VATICAN CITY – With the creation of the 20 new cardinals, the College of Cardinals expanded to 227 members, 125 of whom are under the age of 80 and therefore eligible to vote in a conclave to elect a new pope.
After the new cardinals professed their faith by reciting the Creed and formally swore fidelity and obedience to the pope and his successors, they approached Pope Francis one by one to receive their biretta, their cardinal’s ring and the assignment of a “titular” church in Rome, which makes them part of the Roman clergy.
In their first official act as cardinals, the new members of the college along with their confreres attested to their support for Pope Francis to proceed with the canonization of three women:
• Blessed Jeanne Emilie De Villeneuve, the French founder of the Congregation of the Sisters of the Immaculate Conception.
• Blessed Mary Alphonsine Danil Ghattas, the Jerusalem-born founder of the Dominican Sisters of the Holy Rosary of Jerusalem, the first Palestinian religious order.
• Blessed Mariam Baouardy, a Melkite Catholic member of the Discalced Carmelites. She was born in 1846 in Ibillin, in the Galilee region of what is now Israel, and died in Bethlehem in 1878.
The pope announced the canonization ceremony will be held May 17 and also will include the canonization of Italian Blessed Maria Cristina Brando, founder of the Oblation Sisters of the Blessed Sacrament.

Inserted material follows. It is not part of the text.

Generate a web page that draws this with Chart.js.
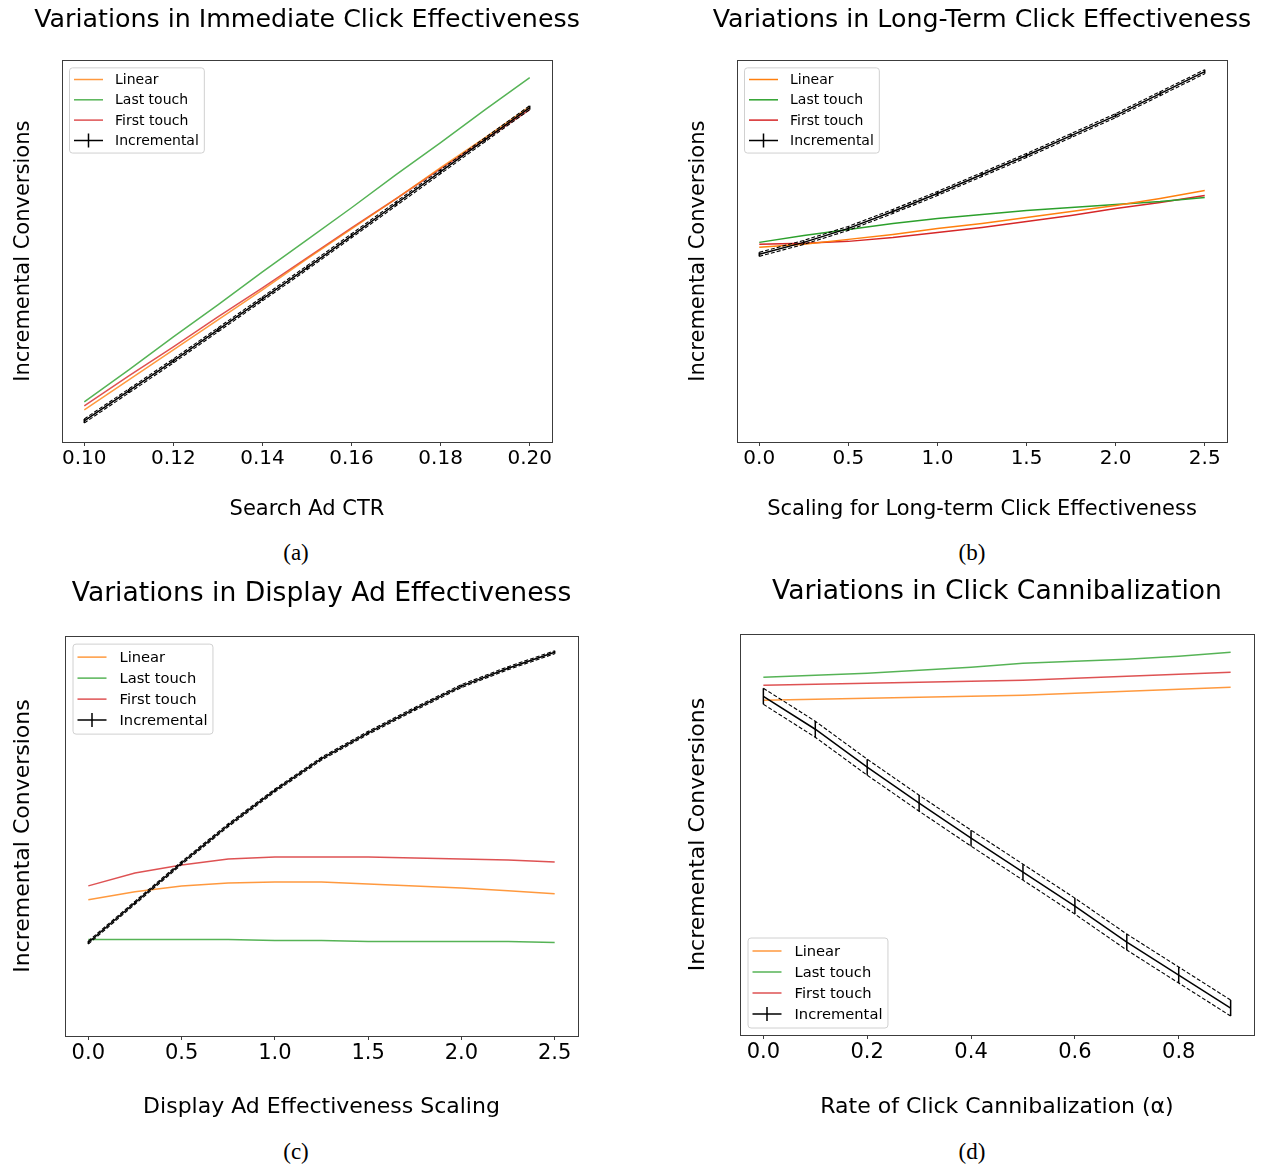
<!DOCTYPE html>
<html>
<head>
<meta charset="utf-8">
<title>Incremental conversions under attribution models</title>
<script src="https://cdn.jsdelivr.net/npm/chart.js@4.4.0/dist/chart.umd.min.js"></script>
<style>
    html, body { margin: 0; padding: 0; background: #fff; overflow: hidden; }
    body { width: 1270px; height: 1169px; position: relative; }
    canvas { position: absolute; }
    .cap {
        position: absolute;
        font-family: "Liberation Serif", "DejaVu Serif", serif;
        font-size: 23px;
        color: #000;
        transform: translate(-50%, -50%);
    }
</style>
</head>
<body>
<canvas id="chart-a" width="614" height="525" style="left:0px;top:0px"></canvas>
<canvas id="chart-b" width="614" height="525" style="left:675px;top:0px"></canvas>
<canvas id="chart-c" width="643" height="553" style="left:0px;top:570px"></canvas>
<canvas id="chart-d" width="654" height="555" style="left:670px;top:568px"></canvas>
<div class="cap" style="left:296px;top:553px">(a)</div>
<div class="cap" style="left:972px;top:553px">(b)</div>
<div class="cap" style="left:296px;top:1152px">(c)</div>
<div class="cap" style="left:972px;top:1152px">(d)</div>

<script>
// (a) search ad CTR
const ctrA = [0.10, 0.11, 0.12, 0.13, 0.14, 0.15, 0.16, 0.17, 0.18, 0.19, 0.20];
const linearA = [32, 62, 92, 122, 152, 183, 213, 243, 274, 304, 335];
const lastTouchA = [40, 72, 105, 137, 170, 202, 234, 267, 299, 332, 364];
const firstTouchA = [36, 66, 95, 125, 154, 184, 214, 243, 273, 302, 332];
const incrementalA = [21, 51, 81, 112, 143, 174, 206, 238, 270, 302, 334];
const incErrA = [2, 2, 2, 2, 2, 2, 2, 2, 2, 2, 2];
const xTicksA = [0.10, 0.12, 0.14, 0.16, 0.18, 0.20];
const xTickLabelsA = ['0.10', '0.12', '0.14', '0.16', '0.18', '0.20'];

// (b) long-term click effectiveness scaling
const scaleB = [0, 0.25, 0.5, 0.75, 1.0, 1.25, 1.5, 1.75, 2.0, 2.25, 2.5];
const linearB = [195, 198, 203, 208, 214, 219, 225, 231, 237, 244, 252];
const lastTouchB = [200, 207, 213, 219, 224, 228, 232, 235, 238, 241, 245];
const firstTouchB = [198, 199, 201, 205, 210, 215, 221, 227, 234, 240, 247];
const incrementalB = [188, 200, 214, 231, 249, 268, 287, 307, 327, 349, 371];
const incErrB = [2, 2, 2, 2, 2, 2, 2, 2, 2, 2, 2];
const xTicksB = [0, 0.5, 1.0, 1.5, 2.0, 2.5];
const xTickLabelsB = ['0.0', '0.5', '1.0', '1.5', '2.0', '2.5'];

// (c) display ad effectiveness scaling
const scaleC = [0, 0.25, 0.5, 0.75, 1.0, 1.25, 1.5, 1.75, 2.0, 2.25, 2.5];
const linearC = [137, 145, 151, 154, 155, 155, 153, 151, 149, 146, 143];
const lastTouchC = [97, 97, 97, 97, 96, 96, 95, 95, 95, 95, 94];
const firstTouchC = [151, 164, 172, 178, 180, 180, 180, 179, 178, 177, 175];
const incrementalC = [94, 134, 174, 212, 247, 279, 305, 329, 352, 370, 386];
const incErrC = [1.5, 1.5, 1.5, 1.5, 1.5, 1.5, 1.5, 1.5, 1.5, 1.5, 1.5];
const xTicksC = [0, 0.5, 1.0, 1.5, 2.0, 2.5];
const xTickLabelsC = ['0.0', '0.5', '1.0', '1.5', '2.0', '2.5'];

// (d) click cannibalization rate
const alphaD = [0, 0.1, 0.2, 0.3, 0.4, 0.5, 0.6, 0.7, 0.8, 0.9];
const linearD = [335, 336, 337, 338, 339, 340, 342, 344, 346, 348];
const lastTouchD = [358, 360, 362, 365, 368, 372, 374, 376, 379, 383];
const firstTouchD = [350, 351, 352, 353, 354, 355, 357, 359, 361, 363];
const incrementalD = [339, 306, 268, 232, 197, 163, 129, 93, 60, 27];
const incErrD = [8, 8, 8, 8, 8, 8, 8, 8, 8, 8];
const xTicksD = [0, 0.2, 0.4, 0.6, 0.8];
const xTickLabelsD = ['0.0', '0.2', '0.4', '0.6', '0.8'];

const FONT = 'DejaVu Sans';
const SPINE = '#3c3c3c';

// box round the plot area, like matplotlib spines
const frame = {
    id: 'frame',
    afterDraw(chart) {
        const a = chart.chartArea, ctx = chart.ctx;
        ctx.save();
        ctx.strokeStyle = SPINE;
        ctx.lineWidth = 1;
        ctx.strokeRect(Math.round(a.left) + 0.5, Math.round(a.top) + 0.5,
            Math.round(a.right - a.left), Math.round(a.bottom - a.top));
        ctx.restore();
    }
};

const errorBars = {
    id: 'errorBars',
    afterDatasetsDraw(chart) {
        const ctx = chart.ctx, x = chart.scales.x, y = chart.scales.y;
        chart.data.datasets.forEach(ds => {
            if (!ds.errors) return;
            ctx.save();
            ctx.strokeStyle = ds.borderColor;
            ctx.lineWidth = 1.5;
            ds.data.forEach((pt, i) => {
                const px = x.getPixelForValue(pt.x);
                ctx.beginPath();
                ctx.moveTo(px, y.getPixelForValue(pt.y - ds.errors[i]));
                ctx.lineTo(px, y.getPixelForValue(pt.y + ds.errors[i]));
                ctx.stroke();
            });
            ctx.restore();
        });
    }
};

// matplotlib style legend box
const mplLegend = {
    id: 'mplLegend',
    afterDraw(chart, args, opts) {
        const ctx = chart.ctx, a = chart.chartArea;
        const items = opts.items;
        ctx.save();
        ctx.font = opts.fontSize + 'px "' + FONT + '"';
        let tw = 0;
        items.forEach(it => { tw = Math.max(tw, ctx.measureText(it.label).width); });
        const w = opts.textX + tw + 5;
        const h = opts.row * items.length + opts.padY * 2;
        const x0 = a.left + opts.inset;
        const y0 = opts.corner === 'bl' ? a.bottom - opts.inset - h : a.top + opts.inset;
        ctx.beginPath();
        ctx.roundRect(x0 + 0.5, y0 + 0.5, w, h, 3);
        ctx.fillStyle = 'rgba(255,255,255,0.8)';
        ctx.fill();
        ctx.strokeStyle = '#d0d0d0';
        ctx.lineWidth = 1;
        ctx.stroke();
        items.forEach((it, i) => {
            const cy = y0 + opts.padY + opts.row * (i + 0.5);
            ctx.strokeStyle = it.color;
            ctx.lineWidth = 1.5;
            ctx.beginPath();
            ctx.moveTo(x0 + 5, cy);
            ctx.lineTo(x0 + 34, cy);
            if (it.bar) {
                ctx.moveTo(x0 + 19.5, cy - 7);
                ctx.lineTo(x0 + 19.5, cy + 7);
            }
            ctx.stroke();
            ctx.fillStyle = '#000';
            ctx.textBaseline = 'middle';
            ctx.textAlign = 'left';
            ctx.fillText(it.label, x0 + opts.textX, cy + 1);
        });
        ctx.restore();
    }
};

function tint(hex, alpha) {
    const n = parseInt(hex.slice(1), 16);
    return 'rgba(' + (n >> 16) + ',' + ((n >> 8) & 255) + ',' + (n & 255) + ',' + alpha + ')';
}

function drawPanel(id, p) {
    const upper = p.inc.map((v, i) => v + p.err[i]);
    const lower = p.inc.map((v, i) => v - p.err[i]);
    const all = [].concat(p.linear, p.last, p.first, upper, lower);
    const lo = Math.min(...all), hi = Math.max(...all);
    const xLo = Math.min(...p.x), xHi = Math.max(...p.x);
    const xPad = 0.05 * (xHi - xLo);
    const pts = arr => arr.map((v, i) => ({x: p.x[i], y: v}));
    const orange = tint('#ff7f0e', p.alpha), green = tint('#2ca02c', p.alpha), red = tint('#d62728', p.alpha);
    const line = {pointRadius: 0, tension: 0, fill: false, borderWidth: 1.5};

    return new Chart(document.getElementById(id), {
        type: 'line',
        data: {
            datasets: [
                {...line, label: 'Incremental', data: pts(p.inc), borderColor: '#000', errors: p.err},
                {...line, label: 'upper', data: pts(upper), borderColor: '#000', borderWidth: 1.1, borderDash: [4, 2]},
                {...line, label: 'lower', data: pts(lower), borderColor: '#000', borderWidth: 1.1, borderDash: [4, 2]},
                {...line, label: 'Linear', data: pts(p.linear), borderColor: orange},
                {...line, label: 'Last touch', data: pts(p.last), borderColor: green},
                {...line, label: 'First touch', data: pts(p.first), borderColor: red}
            ]
        },
        options: {
            responsive: false,
            animation: false,
            devicePixelRatio: 1,
            layout: {padding: 0},
            plugins: {
                legend: {display: false},
                tooltip: {enabled: false},
                title: {
                    display: true,
                    text: p.title,
                    color: '#000',
                    font: {family: FONT, size: p.fs.title, weight: 'normal'},
                    padding: {top: p.titlePad[0], bottom: p.titlePad[1]}
                },
                mplLegend: {
                    corner: p.legend.corner,
                    inset: p.legend.inset,
                    fontSize: p.legend.fontSize,
                    row: p.legend.row,
                    padY: p.legend.padY,
                    textX: p.legend.textX,
                    items: [
                        {label: 'Linear', color: orange},
                        {label: 'Last touch', color: green},
                        {label: 'First touch', color: red},
                        {label: 'Incremental', color: '#000', bar: true}
                    ]
                }
            },
            scales: {
                x: {
                    type: 'linear',
                    min: xLo - xPad,
                    max: xHi + xPad,
                    border: {display: false},
                    grid: {drawOnChartArea: false, drawTicks: true, tickLength: 4, color: SPINE},
                    ticks: {
                        color: '#000',
                        padding: 1,
                        maxRotation: 0,
                        autoSkip: false,
                        font: {family: FONT, size: p.fs.tick},
                        callback: (v, i) => p.tickLabels[i]
                    },
                    afterBuildTicks: s => { s.ticks = p.ticks.map(v => ({value: v})); },
                    afterFit: s => { s.height = p.xh; },
                    title: {
                        display: true,
                        text: p.xTitle,
                        color: '#000',
                        font: {family: FONT, size: p.fs.label},
                        padding: {top: 0, bottom: p.xTitlePad}
                    }
                },
                y: {
                    type: 'linear',
                    min: 0,
                    max: hi + 0.05 * (hi - lo),
                    border: {display: false},
                    grid: {display: false},
                    ticks: {display: false},
                    afterFit: s => { s.width = p.yw; },
                    title: {
                        display: true,
                        text: 'Incremental Conversions',
                        color: '#000',
                        font: {family: FONT, size: p.fs.label},
                        padding: {top: p.yTitlePad, bottom: 0}
                    }
                },
                yRight: {
                    type: 'linear',
                    position: 'right',
                    display: true,
                    border: {display: false},
                    grid: {display: false},
                    ticks: {display: false},
                    afterFit: s => { s.width = p.padR; }
                }
            }
        },
        plugins: [errorBars, frame, mplLegend]
    });
}

const smallFonts = {title: 25.3, tick: 20, label: 21};
const bigFonts = {title: 26.6, tick: 21, label: 22};

drawPanel('chart-a', {
    x: ctrA, linear: linearA, last: lastTouchA, first: firstTouchA, inc: incrementalA, err: incErrA,
    ticks: xTicksA, tickLabels: xTickLabelsA, alpha: 0.8,
    title: 'Variations in Immediate Click Effectiveness', xTitle: 'Search Ad CTR',
    fs: smallFonts, titlePad: [5, 25], yw: 62, padR: 62, xh: 83, xTitlePad: 2.4, yTitlePad: 10.5,
    legend: {corner: 'tl', inset: 7, fontSize: 14, row: 20.3, padY: 2, textX: 46}
});

drawPanel('chart-b', {
    x: scaleB, linear: linearB, last: lastTouchB, first: firstTouchB, inc: incrementalB, err: incErrB,
    ticks: xTicksB, tickLabels: xTickLabelsB, alpha: 1,
    title: 'Variations in Long-Term Click Effectiveness', xTitle: 'Scaling for Long-term Click Effectiveness',
    fs: smallFonts, titlePad: [5, 25], yw: 62, padR: 62, xh: 83, xTitlePad: 2.4, yTitlePad: 10.5,
    legend: {corner: 'tl', inset: 7, fontSize: 14, row: 20.3, padY: 2, textX: 46}
});

drawPanel('chart-c', {
    x: scaleC, linear: linearC, last: lastTouchC, first: firstTouchC, inc: incrementalC, err: incErrC,
    ticks: xTicksC, tickLabels: xTickLabelsC, alpha: 0.8,
    title: 'Variations in Display Ad Effectiveness', xTitle: 'Display Ad Effectiveness Scaling',
    fs: bigFonts, titlePad: [8, 26.2], yw: 65, padR: 65, xh: 87, xTitlePad: 2.8, yTitlePad: 9.8,
    legend: {corner: 'tl', inset: 7.5, fontSize: 14.7, row: 21, padY: 3, textX: 47}
});

drawPanel('chart-d', {
    x: alphaD, linear: linearD, last: lastTouchD, first: firstTouchD, inc: incrementalD, err: incErrD,
    ticks: xTicksD, tickLabels: xTickLabelsD, alpha: 0.8,
    title: 'Variations in Click Cannibalization', xTitle: 'Rate of Click Cannibalization (\u03b1)',
    fs: bigFonts, titlePad: [8, 26.2], yw: 70, padR: 70, xh: 88, xTitlePad: 2.8, yTitlePad: 14.8,
    legend: {corner: 'bl', inset: 7.5, fontSize: 14.7, row: 21, padY: 3, textX: 47}
});
</script>
</body>
</html>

One new cardinal, 95-year-old Colombian Cardinal Jose Pimiento Rodriguez, retired bishop of Manizales, was unable to attend the ceremony and was to receive his red biretta – a three-cornered hat – and his cardinal’s ring in his homeland.
Retired Pope Benedict XVI attended the ceremony, sitting in the front row of St. Peter’s Basilica alongside the already existing members of the College of Cardinals.